If you're looking for time in the outdoors, you should rent a car or take a bus and head up to Nuuksio. You could spend half or a full day hiking in the woods and swimming in the lakes.
TBP Insider Tips
> It's not surprising that Finland is at the forefront of new technology for payments. Set up Apple Pay on your phone to use contactless . It's accepted at most restaurants and retailers. If not, make sure to have a credit card with a chip. Their internet must be much faster because the transaction goes through in about a second compared to almost forever in the States.
> I would suggest visiting Finland with Sweden and possibly Norway and Denmark depending on the length of trip you're planning. You could also go during the winter and head up to Lapland to see the Northern Lights. You may catch a glimpse of Santa if you're lucky. Another idea is to visit Tallinn, Estonia and St. Petersburg, Russia.
> You can take the train from the airport, but we used the Finnair Bus. The bus was easy and convenient and dropped us right outside our Airbnb. It even has wifi and accepts contactless!
> During the summer months, there are a few ferries that run to Suomenlinna. The cheapest option is the HSL ferry (public transportation) that drops off and picks up at the main pier on the island. You can also take a private service that has multiple drop offs/pick ups. If you are pressed for time, you can take the HSL ferry to the north side of the island and the JT-Line back from King's Gate. If not, purchase the round trip HSL ferry (5 euro) and take a different route back across the island.
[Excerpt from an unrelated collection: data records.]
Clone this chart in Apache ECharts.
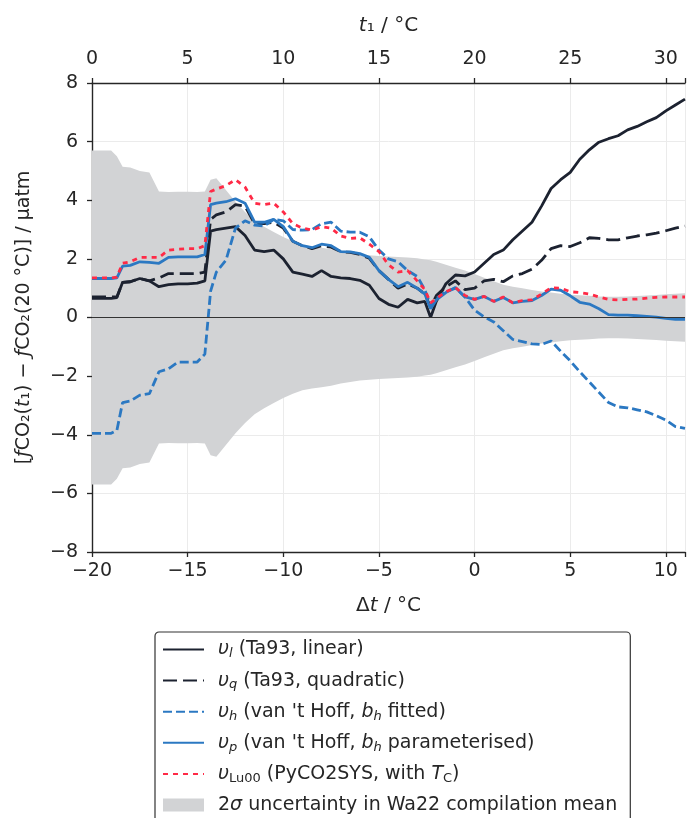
<!DOCTYPE html>
<html>
<head>
<meta charset="utf-8">
<script src="https://cdn.jsdelivr.net/npm/echarts@6/dist/echarts.min.js"></script>
<style>
  html, body { margin: 0; padding: 0; background: #fff; }
  #chart { width: 688px; height: 818px; }
</style>
</head>
<body>
<div id="chart"></div>
<script>
// Δt (°C) sample points
const dt = [-20, -19.5, -19, -18.7, -18.4, -18, -17.5, -17, -16.5, -16,
  -15.5, -15, -14.5, -14.1, -13.8, -13.5, -13, -12.5, -12, -11.5,
  -11, -10.5, -10, -9.5, -9, -8.5, -8, -7.5, -7, -6.5,
  -6, -5.5, -5, -4.5, -4, -3.5, -3, -2.6, -2.3, -2,
  -1.5, -1, -0.5, 0, 0.5, 1, 1.5, 2, 2.5, 3,
  3.5, 4, 4.5, 5, 5.5, 6, 6.5, 7, 7.5, 8,
  8.5, 9, 9.5, 10, 10.5, 11];

// υl (Ta93, linear)
const upsL = [0.65, 0.65, 0.65, 0.68, 1.2, 1.22, 1.33, 1.25, 1.05, 1.12,
  1.15, 1.15, 1.17, 1.25, 2.95, 3.0, 3.05, 3.1, 2.8, 2.3,
  2.25, 2.3, 2.0, 1.55, 1.48, 1.4, 1.6, 1.4, 1.35, 1.33,
  1.27, 1.1, 0.65, 0.45, 0.35, 0.62, 0.5, 0.55, 0.0, 0.55,
  1.15, 1.45, 1.42, 1.55, 1.85, 2.15, 2.3, 2.65, 2.95, 3.25,
  3.8, 4.4, 4.7, 4.95, 5.4, 5.72, 5.98, 6.1, 6.2, 6.4,
  6.52, 6.68, 6.82, 7.05, 7.25, 7.45];

// υq (Ta93, quadratic)
const upsQ = [0.7, 0.7, 0.7, 0.7, 1.2, 1.22, 1.33, 1.25, 1.35, 1.5,
  1.5, 1.5, 1.5, 1.55, 3.35, 3.5, 3.6, 3.85, 3.8, 3.2,
  3.2, 3.25, 3.05, 2.6, 2.45, 2.35, 2.45, 2.4, 2.25, 2.22,
  2.15, 2.02, 1.6, 1.3, 1.0, 1.15, 1.0, 0.8, 0.35, 0.75,
  1.05, 1.25, 0.95, 1.0, 1.25, 1.3, 1.22, 1.42, 1.5, 1.65,
  1.95, 2.35, 2.45, 2.42, 2.55, 2.72, 2.7, 2.65, 2.65, 2.72,
  2.78, 2.82, 2.88, 2.96, 3.05, 3.12];

// υh (van 't Hoff, bh fitted)
const upsH = [-3.95, -3.95, -3.95, -3.85, -2.9, -2.85, -2.65, -2.6, -1.85, -1.75,
  -1.52, -1.52, -1.52, -1.25, 0.9, 1.55, 1.95, 3.05, 3.3, 3.15,
  3.12, 3.35, 3.3, 3.0, 2.98, 3.0, 3.2, 3.25, 2.95, 2.91,
  2.91, 2.75, 2.3, 2.0, 1.9, 1.6, 1.4, 0.95, 0.4, 0.65,
  0.88, 1.0, 0.7, 0.25, 0.02, -0.15, -0.45, -0.75, -0.82, -0.9,
  -0.92, -0.8, -1.15, -1.48, -1.85, -2.2, -2.55, -2.9, -3.05, -3.08,
  -3.15, -3.22, -3.35, -3.5, -3.72, -3.78];

// υp (van 't Hoff, bh parameterised)
const upsP = [1.33, 1.33, 1.33, 1.35, 1.75, 1.78, 1.9, 1.88, 1.85, 2.05,
  2.07, 2.07, 2.07, 2.15, 3.85, 3.9, 3.95, 4.05, 3.9, 3.25,
  3.25, 3.35, 3.1, 2.6, 2.45, 2.38, 2.5, 2.45, 2.25, 2.24,
  2.18, 2.05, 1.6, 1.3, 1.05, 1.2, 1.0, 0.8, 0.3, 0.6,
  0.85, 1.02, 0.7, 0.62, 0.72, 0.55, 0.68, 0.5, 0.55, 0.58,
  0.75, 0.97, 0.93, 0.74, 0.52, 0.46, 0.3, 0.1, 0.08, 0.08,
  0.06, 0.04, 0.01, -0.03, -0.06, -0.06];

// υLu00 (PyCO2SYS, with TC)
const upsLu = [1.35, 1.35, 1.35, 1.38, 1.85, 1.9, 2.05, 2.05, 2.05, 2.3,
  2.33, 2.35, 2.35, 2.45, 4.3, 4.38, 4.5, 4.7, 4.45, 3.9,
  3.85, 3.9, 3.6, 3.2, 3.05, 2.98, 3.1, 3.05, 2.78, 2.7,
  2.72, 2.5, 2.25, 1.8, 1.55, 1.6, 1.25, 0.95, 0.5, 0.65,
  0.88, 1.02, 0.75, 0.62, 0.72, 0.55, 0.7, 0.5, 0.58, 0.6,
  0.8, 1.02, 1.0, 0.88, 0.85, 0.8, 0.7, 0.62, 0.6, 0.62,
  0.63, 0.66, 0.69, 0.7, 0.7, 0.7];

// 2σ half-width of the Wa22 compilation mean
const twoSigma = [5.7, 5.7, 5.7, 5.5, 5.14, 5.12, 5.0, 4.95, 4.3, 4.28,
  4.29, 4.29, 4.28, 4.3, 4.7, 4.75, 4.35, 3.95, 3.6, 3.3,
  3.1, 2.92, 2.75, 2.6, 2.48, 2.42, 2.38, 2.33, 2.25, 2.2,
  2.15, 2.12, 2.1, 2.08, 2.06, 2.05, 2.02, 1.98, 1.95, 1.9,
  1.8, 1.7, 1.6, 1.48, 1.36, 1.24, 1.12, 1.05, 1.0, 0.94,
  0.89, 0.85, 0.81, 0.78, 0.76, 0.74, 0.72, 0.71, 0.71, 0.72,
  0.73, 0.75, 0.77, 0.79, 0.81, 0.83];

const FONT = 'DejaVu Sans';
const INK = '#262626';
const DARK = '#1c2230', BLUE = '#2b78c2', RED = '#ff2a46', GREY = '#d2d3d5';

const pairs = ys => dt.map((x, i) => [x, ys[i]]);
const minus = v => String(v).replace('-', '\u2212');

const legendText = {
  ul: '{u|υ}{s|l} (Ta93, linear)',
  uq: '{u|υ}{s|q} (Ta93, quadratic)',
  uh: '{u|υ}{s|h} (van \'t Hoff, {i|b}{s|h} fitted)',
  up: '{u|υ}{s|p} (van \'t Hoff, {i|b}{s|h} parameterised)',
  ulu: '{u|υ}{r|Lu00} (PyCO2SYS, with {i|T}{r|C})',
  band: '2{i|σ} uncertainty in Wa22 compilation mean'
};

function lineSeries(name, ys, color, type, z) {
  return {
    name: name, type: 'line', data: pairs(ys), symbol: 'none', showSymbol: false,
    lineStyle: { color: color, width: 2.8, type: type },
    itemStyle: { color: color }, z: z, animation: false
  };
}

const chart = echarts.init(document.getElementById('chart'));

const axisCommon = {
  type: 'value',
  axisLine: { show: true, onZero: false, lineStyle: { color: INK, width: 1.4 } },
  axisTick: { show: true, inside: false, length: 5, lineStyle: { color: INK, width: 1.3 } },
  nameLocation: 'middle',
  nameTextStyle: {
    fontFamily: FONT, fontSize: 20, color: INK,
    rich: { i: { fontFamily: FONT, fontSize: 20, color: INK, fontStyle: 'italic' } }
  }
};

const option = {
  animation: false,
  backgroundColor: '#fff',
  grid: { left: 92, right: 0, top: 83, bottom: 266 },
  xAxis: [
    Object.assign({}, axisCommon, {
      position: 'bottom', min: -20, max: 11, interval: 5,
      name: 'Δ{i|t} / °C', nameGap: 44,
      axisLabel: {
        fontFamily: FONT, fontSize: 19, color: INK, margin: 10,
        formatter: v => (v % 5 === 0 ? minus(v) : '')
      },
      splitLine: { show: true, lineStyle: { color: '#ebebeb', width: 1 } }
    }),
    Object.assign({}, axisCommon, {
      position: 'top', min: -20, max: 11, interval: 5,
      name: '{i|t}₁ / °C', nameGap: 47,
      axisLabel: {
        fontFamily: FONT, fontSize: 19, color: INK, margin: 14,
        formatter: v => (v % 5 === 0 ? String(v + 20) : '')
      },
      splitLine: { show: false }
    })
  ],
  yAxis: Object.assign({}, axisCommon, {
    min: -8, max: 8, interval: 2,
    name: '[{i|ƒ}CO₂({i|t}₁) − {i|ƒ}CO₂(20 °C)] / µatm', nameGap: 58, nameRotate: 90,
    nameTextStyle: {
      fontFamily: FONT, fontSize: 19, color: INK,
      rich: { i: { fontFamily: FONT, fontSize: 19, color: INK, fontStyle: 'italic' } }
    },
    axisLabel: {
      fontFamily: FONT, fontSize: 19, color: INK, margin: 14,
      formatter: v => minus(v)
    },
    splitLine: { show: true, lineStyle: { color: '#ebebeb', width: 1 } }
  }),
  legend: {
    orient: 'vertical', left: 155, top: 632, height: 260,
    itemWidth: 41, itemHeight: 13, itemGap: 10.6,
    padding: [8, 13, 12, 7],
    borderColor: '#333', borderWidth: 1.2, borderRadius: 4,
    backgroundColor: '#fff', selectedMode: false,
    itemStyle: { opacity: 0 },
    data: ['ul', 'uq', 'uh', 'up', 'ulu',
      { name: 'band', icon: 'rect', itemStyle: { color: GREY, opacity: 1 } }],
    formatter: n => legendText[n],
    textStyle: {
      fontFamily: FONT, fontSize: 19, color: INK, padding: [0, 0, 0, 9],
      rich: {
        u: { fontFamily: FONT, fontSize: 19, color: INK, fontStyle: 'italic' },
        i: { fontFamily: FONT, fontSize: 19, color: INK, fontStyle: 'italic' },
        s: { fontFamily: FONT, fontSize: 13, color: INK, fontStyle: 'italic', padding: [9, 0, 0, 0] },
        r: { fontFamily: FONT, fontSize: 13, color: INK, padding: [9, 0, 0, 0] }
      }
    }
  },
  series: [
    {
      name: 'band', type: 'custom', z: 1, silent: true,
      data: dt.map((x, i) => [x, -twoSigma[i], twoSigma[i]]),
      encode: { x: 0, y: [1, 2] },
      itemStyle: { color: GREY },
      renderItem: function (params, api) {
        if (params.dataIndex !== 0) return;
        const upper = dt.map((x, i) => api.coord([x, twoSigma[i]]));
        const lower = dt.map((x, i) => api.coord([x, -twoSigma[i]])).reverse();
        return { type: 'polygon', shape: { points: upper.concat(lower) }, style: { fill: GREY } };
      },
      markLine: {
        silent: true, symbol: 'none', label: { show: false },
        lineStyle: { color: '#333', width: 1.2, type: 'solid' },
        data: [{ yAxis: 0 }]
      }
    },
    lineSeries('ul', upsL, DARK, 'solid', 3),
    lineSeries('uq', upsQ, DARK, [14, 6], 3),
    lineSeries('uh', upsH, BLUE, [9, 4], 4),
    lineSeries('up', upsP, BLUE, 'solid', 4),
    lineSeries('ulu', upsLu, RED, [5, 5], 5)
  ]
};

chart.setOption(option);
</script>
</body>
</html>
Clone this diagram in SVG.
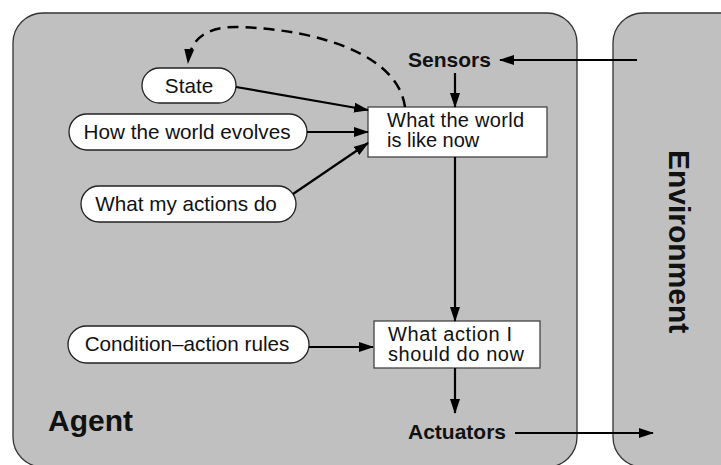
<svg xmlns="http://www.w3.org/2000/svg" width="721" height="465" viewBox="0 0 721 465">
<style>
.panel{fill:#c0c0c0;stroke:#333;stroke-width:1.3}
.pill{fill:#fff;stroke:#222;stroke-width:1.3}
.box{fill:#fff;stroke:#444;stroke-width:1.3}
.t{font-family:"Liberation Sans",Arial,sans-serif;font-size:20.7px;fill:#111}
.bt{font-family:"Liberation Sans",Arial,sans-serif;font-size:20px;fill:#111}
.b{font-family:"Liberation Sans",Arial,sans-serif;font-weight:bold;fill:#111}
.c{stroke:#000;stroke-width:2.2;fill:none;marker-end:url(#ah)}
.d{stroke:#000;stroke-width:2.5;fill:none;stroke-dasharray:11 7;marker-end:url(#ah)}
</style>
<defs>
<marker id="ah" viewBox="0 0 15 10" refX="14" refY="5" markerWidth="15" markerHeight="10" markerUnits="userSpaceOnUse" orient="auto">
<path d="M0,0 L15,5 L0,10 z" fill="#000"/>
</marker>
</defs>
<rect width="721" height="465" fill="#fff"/>
<g id="agent">
<rect class="panel" x="13" y="13" width="564" height="454" rx="30"/>
<text class="b" x="48" y="431" font-size="30">Agent</text>
</g>
<g id="environment">
<rect class="panel" x="613" y="13" width="200" height="454" rx="30"/>
<text class="b" font-size="30" transform="translate(669,150) rotate(90)">Environment</text>
</g>
<g id="sensors"><text class="b" x="408" y="67" font-size="21">Sensors</text></g>
<g id="actuators"><text class="b" x="408" y="439" font-size="21">Actuators</text></g>
<g id="state">
<rect class="pill" x="142" y="68" width="94" height="35" rx="17.5"/>
<text class="t" x="189" y="92.5" text-anchor="middle">State</text>
</g>
<g id="how-world-evolves">
<rect class="pill" x="69" y="114" width="238" height="36" rx="18"/>
<text class="t" x="187" y="139" text-anchor="middle">How the world evolves</text>
</g>
<g id="what-my-actions-do">
<rect class="pill" x="81" y="186" width="215" height="36" rx="18"/>
<text class="t" x="186" y="211" text-anchor="middle">What my actions do</text>
</g>
<g id="condition-action-rules">
<rect class="pill" x="68" y="326" width="241" height="37" rx="18.5"/>
<text class="t" x="187" y="351" text-anchor="middle">Condition–action rules</text>
</g>
<g id="world-now">
<rect class="box" x="368" y="107" width="179" height="50"/>
<text class="bt" x="387" y="127" textLength="137" lengthAdjust="spacing">What the world</text>
<text class="bt" x="387" y="147">is like now</text>
</g>
<g id="action-now">
<rect class="box" x="374" y="321" width="166" height="47"/>
<text class="bt" x="388" y="341" textLength="124" lengthAdjust="spacing">What action I</text>
<text class="bt" x="388" y="361" textLength="136" lengthAdjust="spacing">should do now</text>
</g>
<g id="connectors">
<path class="c" d="M637,60 L500,60"/>
<path class="c" d="M455,73 L455,107"/>
<path class="c" d="M455,157 L455,321"/>
<path class="c" d="M455,368 L455,413"/>
<path class="c" d="M515,433 L653,433"/>
<path class="c" d="M236,87 L368,110"/>
<path class="c" d="M307,132 L368,132"/>
<path class="c" d="M293,194 L368,143"/>
<path class="c" d="M309,347 L373,347"/>
<path class="d" d="M405,107 C398,55 320,30 240,27 C205,26 190,40 188,63"/>
</g>
</svg>
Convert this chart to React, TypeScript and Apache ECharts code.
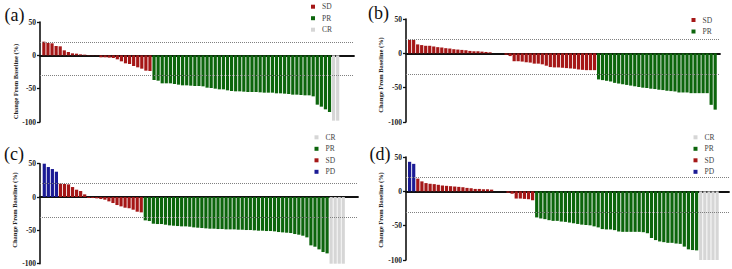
import React, { useEffect, useRef } from "react";
import * as echarts from "echarts";

// ---- data (change from baseline, %) ----
const aSD = [20.5, 18.5, 18, 14, 13.5, 7.5, 5, 3, 2.5, 1.5, 1, 0.5, 0.3, 0.3, -3, -3, -3.5, -4, -6, -9, -12, -13, -16, -18, -20, -23, -23.5];
const aPR = [-37, -38, -42, -42, -42, -43, -44, -45, -45, -45.5, -46, -46, -46.5, -48.5, -49, -50, -51, -51, -52.5, -53.5, -54, -54, -54.5, -55, -55, -55, -55.5, -56, -56, -56, -57, -57, -57.5, -58, -59, -59, -59.5, -60, -60, -61.5, -74, -77, -81, -85];
const aCR = [-98, -98];

const bSD = [19.5, 19.5, 13, 12, 11, 11, 10, 9, 8.5, 7.5, 7, 6, 5.5, 5, 4.5, 3.5, 3, 3, 2.5, 2, 1.5, 0, 0, 0, -2, -4, -11.5, -11.5, -12, -13, -13.5, -15, -15, -16, -18, -20, -20.5, -20.5, -21, -21.5, -22, -22.5, -23.5, -24, -24.5, -24.5, -24.5];
const bPR = [-38, -39, -40, -41, -43, -44, -45, -46, -47, -48, -49, -50, -50.5, -51.5, -52, -53, -53.5, -54.5, -55, -55.5, -57, -57, -57, -58, -58, -58, -58, -58, -75, -82];

const cPD = [50, 45, 42, 38];
const cSD = [20, 19.5, 19, 15, 11, 9, 4, -1.5, -1.5, -2, -3, -4, -6.5, -9, -12, -14, -16, -17, -19, -22, -23];
const cPR = [-35, -36, -40, -40.5, -40.5, -41.5, -42.5, -43, -43.5, -44, -44, -44.5, -45.5, -46, -46.5, -47, -47.5, -47.5, -48, -48, -48.5, -48.5, -48.5, -49, -49, -49.5, -49.5, -50, -50.5, -50.5, -51, -51, -51.5, -52.5, -53, -53.5, -54, -55.5, -56.5, -58, -60.5, -72.5, -74.5, -78.5, -82.5, -84.5];
const cCR = [-100, -100, -100, -100];

const dPD = [43, 40];
const dSD = [18.5, 14.5, 12, 11, 10.5, 9.5, 8.5, 8, 7.5, 7, 6.5, 6, 5, 4.5, 3.5, 3.5, 3, 3, 2.5, 0, 0, 0, -2, -3.5, -10.5, -10.5, -11, -11.5, -13];
const dPR = [-38, -39.5, -40.5, -42, -43, -43, -44, -44.5, -45.5, -46.5, -47.5, -48.5, -49, -49.5, -51, -52.5, -55, -55.5, -55.5, -56.5, -58.5, -59, -59, -59, -59, -59, -59.5, -61, -68, -71, -73, -74, -75, -75, -76, -76.5, -80.5, -84.5, -85.5, -86];
const dCR = [-100, -100, -100, -100, -100];

const yTicks = [-100, -50, 0, 50];
const panelLabels = ["(a)", "(b)", "(c)", "(d)"];
const axisTitle = "Change From Baseline (%)";

const COLORS: Record<string, string> = {
  SD: "#a51717",
  PR: "#0c650c",
  CR: "#d6d6d6",
  PD: "#1b1b95",
};

const FONT = "Liberation Serif";

type Group = { name: string; values: number[] };

const panels: { groups: Group[]; legend: string[] }[] = [
  { groups: [{ name: "SD", values: aSD }, { name: "PR", values: aPR }, { name: "CR", values: aCR }], legend: ["SD", "PR", "CR"] },
  { groups: [{ name: "SD", values: bSD }, { name: "PR", values: bPR }], legend: ["SD", "PR"] },
  { groups: [{ name: "PD", values: cPD }, { name: "SD", values: cSD }, { name: "PR", values: cPR }, { name: "CR", values: cCR }], legend: ["CR", "PR", "SD", "PD"] },
  { groups: [{ name: "PD", values: dPD }, { name: "SD", values: dSD }, { name: "PR", values: dPR }, { name: "CR", values: dCR }], legend: ["CR", "PR", "SD", "PD"] },
];

// layout
const grids = [
  { left: 40, top: 22, width: 314, height: 100 },
  { left: 406, top: 19, width: 314, height: 103 },
  { left: 40, top: 163.7, width: 318, height: 100 },
  { left: 406, top: 157, width: 323, height: 103 },
];
const xRanges = [
  [-0.95, 76.0],
  [-0.9, 77.2],
  [-1.06, 77.65],
  [-0.88, 77.9],
];
const legendPos = [
  { left: 311, top: 2.7 },
  { left: 691.5, top: 16 },
  { left: 314.5, top: 133.3 },
  { left: 693.5, top: 133.3 },
];
const titlePos = [
  { x: 15, y: 81.5 },
  { x: 380.5, y: 75 },
  { x: 14.5, y: 210 },
  { x: 380.5, y: 210 },
];
const labelPos = [
  { x: 14.5, y: 15 },
  { x: 378.5, y: 12.5 },
  { x: 14, y: 154 },
  { x: 380, y: 154 },
];

export default function App() {
  const ref = useRef<HTMLDivElement>(null);
  useEffect(() => {
    if (!ref.current) return;
    const chart = echarts.init(ref.current, undefined, { renderer: "svg" });

    const series: any[] = [];
    panels.forEach((p, pi) => {
      let idx = 0;
      p.groups.forEach((g, gi) => {
        const data = g.values.map((v, i) => [idx + i, v]);
        idx += g.values.length;
        const s: any = {
          type: "bar",
          name: g.name,
          xAxisIndex: pi,
          yAxisIndex: pi,
          stack: "p" + pi,
          barWidth: 3.2,
          data,
          itemStyle: { color: COLORS[g.name] },
          silent: true,
        };
        if (gi === 0) {
          s.markLine = {
            silent: true,
            symbol: ["none", "none"],
            label: { show: false },
            lineStyle: { type: "dotted", color: "#808080", width: 1 },
            data: [{ yAxis: 20 }, { yAxis: -30 }],
          };
        }
        series.push(s);
      });
    });

    const graphics: any[] = [];
    titlePos.forEach((t) => {
      graphics.push({
        type: "text",
        x: t.x,
        y: t.y,
        rotation: Math.PI / 2,
        style: {
          text: axisTitle,
          fontFamily: FONT,
          fontWeight: "bold",
          fontSize: 6.5,
          fill: "#222",
          align: "center",
          verticalAlign: "middle",
        },
      });
    });
    labelPos.forEach((l, i) => {
      graphics.push({
        type: "text",
        x: l.x,
        y: l.y,
        style: {
          text: panelLabels[i],
          fontFamily: FONT,
          fontSize: 18,
          fill: "#111",
          align: "center",
          verticalAlign: "middle",
        },
      });
    });

    chart.setOption({
      animation: false,
      textStyle: { fontFamily: FONT },
      grid: grids,
      xAxis: grids.map((_, i) => ({
        gridIndex: i,
        type: "value",
        min: xRanges[i][0],
        max: xRanges[i][1],
        axisLine: { show: true, onZero: true, lineStyle: { color: "#111", width: 1.8 } },
        axisTick: { show: false },
        axisLabel: { show: false },
        splitLine: { show: false },
      })),
      yAxis: grids.map((_, i) => ({
        gridIndex: i,
        type: "value",
        min: yTicks[0],
        max: yTicks[yTicks.length - 1],
        interval: 50,
        axisLine: { show: true, onZero: false, lineStyle: { color: "#111", width: 1.6 } },
        axisTick: { show: true, length: 3, lineStyle: { color: "#111", width: 1.3 } },
        axisLabel: { fontFamily: FONT, fontWeight: "bold", fontSize: 7.5, color: "#222", margin: 4 },
        splitLine: { show: false },
      })),
      legend: panels.map((p, i) => ({
        data: p.legend,
        orient: "vertical",
        left: legendPos[i].left,
        top: legendPos[i].top,
        itemWidth: 4,
        itemHeight: 4,
        itemGap: 3.5,
        icon: "rect",
        selectedMode: false,
        padding: 0,
        textStyle: { fontFamily: FONT, fontSize: 7.5, color: "#444", lineHeight: 8, padding: [0, 0, 0, 2] },
      })),
      graphic: graphics,
      series,
    });
    return () => chart.dispose();
  }, []);
  return <div ref={ref} style={{ position: "fixed", left: 0, top: 0, width: 732, height: 269, background: "#fff" }} />;
}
> The city is building a swimming pool in the harbor near the Finnair Skywheel. You can also reserve the Skysauna for an hour. Why not enjoy amazing views of the archipelago while experiencing sauna? Sounds like a very cool opportunity. Please check both out for me! This area could also be great for a drink overlooking the water.
> Discounted tickets are available if you purchase the Design and Architecture Museum together (12 euro).
> If you would like to try sauna, Kulttuurisauna is open to the public. Note that it is by gender, so may not be great for couples.